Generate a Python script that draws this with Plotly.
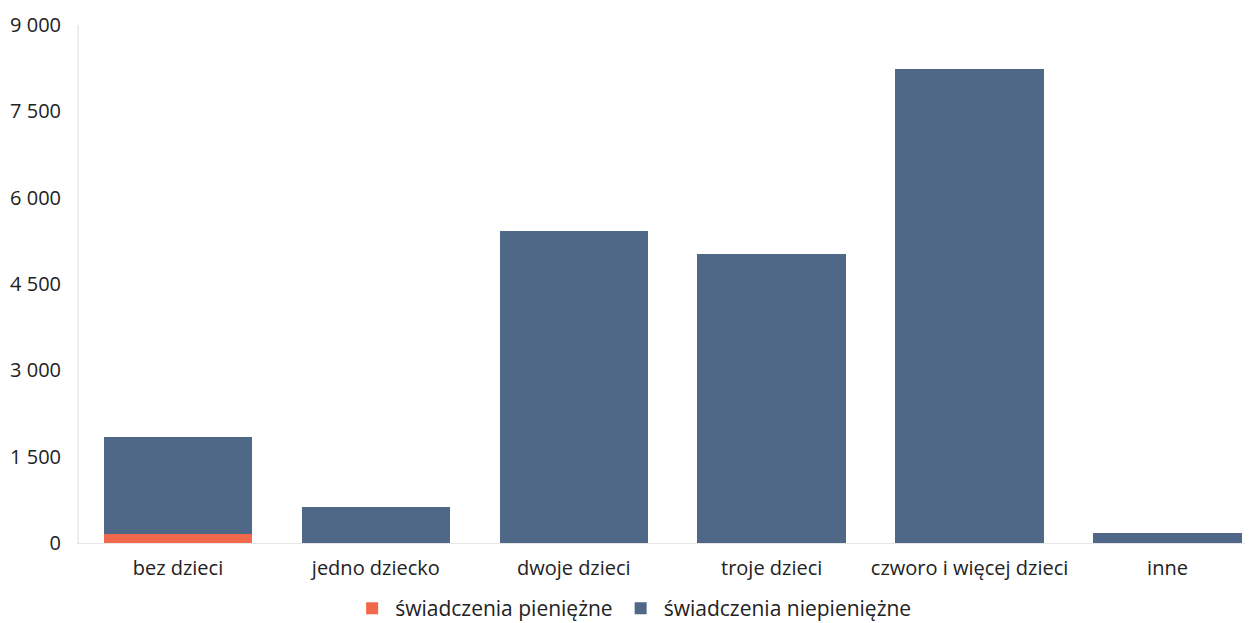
import plotly.graph_objects as go

categories = ["bez dzieci", "jedno dziecko", "dwoje dzieci", "troje dzieci", "czworo i więcej dzieci", "inne"]
pieniezne = [150, 0, 0, 0, 0, 0]
niepieniezne = [1690, 625, 5420, 5020, 8240, 175]
tick_vals = [0, 1500, 3000, 4500, 6000, 7500, 9000]

fig = go.Figure()
fig.add_trace(go.Bar(x=categories, y=pieniezne, name="świadczenia pieniężne",
                     marker=dict(color="#f0694a", line=dict(width=0)), width=0.75))
fig.add_trace(go.Bar(x=categories, y=niepieniezne, name="świadczenia niepieniężne",
                     marker=dict(color="#506888", line=dict(width=0)), width=0.75))

fig.update_layout(
    width=1245, height=615,
    barmode="stack",
    separators=", ",
    paper_bgcolor="white", plot_bgcolor="white",
    margin=dict(l=71, r=0, t=17, b=80, autoexpand=False),
    font=dict(family="Open Sans", size=20, color="#222222"),
    legend=dict(orientation="h", x=0.472, xanchor="center", y=-0.087, yanchor="top",
                font=dict(size=21), traceorder="normal", itemwidth=36),
    showlegend=True,
)
fig.update_xaxes(range=[-0.5, 5.432], showline=True, linecolor="#e6e6e6", linewidth=1,
                 ticks="", showgrid=False, tickfont=dict(size=20), automargin=False,
                 ticklabelstandoff=7)
fig.update_yaxes(range=[0, 9000], tickvals=tick_vals, tickformat=",d", showgrid=False,
                 showline=True, linecolor="#eeeeee", linewidth=2, ticks="",
                 zeroline=False, tickfont=dict(size=20), ticklabelstandoff=12,
                 automargin=False)

fig.write_html("out.html")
━━━━━━━━
## [REQUEST]
Make an exact reproduction of the listing above, without any pictures.

## [FINISHED TASK]
Generate a Python script that draws this with Plotly.
import plotly.graph_objects as go

categories = ["bez dzieci", "jedno dziecko", "dwoje dzieci", "troje dzieci", "czworo i więcej dzieci", "inne"]
pieniezne = [150, 0, 0, 0, 0, 0]
niepieniezne = [1690, 625, 5420, 5020, 8240, 175]
tick_vals = [0, 1500, 3000, 4500, 6000, 7500, 9000]

fig = go.Figure()
fig.add_trace(go.Bar(x=categories, y=pieniezne, name="świadczenia pieniężne",
                     marker=dict(color="#f0694a", line=dict(width=0)), width=0.75))
fig.add_trace(go.Bar(x=categories, y=niepieniezne, name="świadczenia niepieniężne",
                     marker=dict(color="#506888", line=dict(width=0)), width=0.75))

fig.update_layout(
    width=1245, height=615,
    barmode="stack",
    separators=", ",
    paper_bgcolor="white", plot_bgcolor="white",
    margin=dict(l=71, r=0, t=17, b=80, autoexpand=False),
    font=dict(family="Open Sans", size=20, color="#222222"),
    legend=dict(orientation="h", x=0.472, xanchor="center", y=-0.087, yanchor="top",
                font=dict(size=21), traceorder="normal", itemwidth=36),
    showlegend=True,
)
fig.update_xaxes(range=[-0.5, 5.432], showline=True, linecolor="#e6e6e6", linewidth=1,
                 ticks="", showgrid=False, tickfont=dict(size=20), automargin=False,
                 ticklabelstandoff=7)
fig.update_yaxes(range=[0, 9000], tickvals=tick_vals, tickformat=",d", showgrid=False,
                 showline=True, linecolor="#eeeeee", linewidth=2, ticks="",
                 zeroline=False, tickfont=dict(size=20), ticklabelstandoff=12,
                 automargin=False)

fig.write_html("out.html")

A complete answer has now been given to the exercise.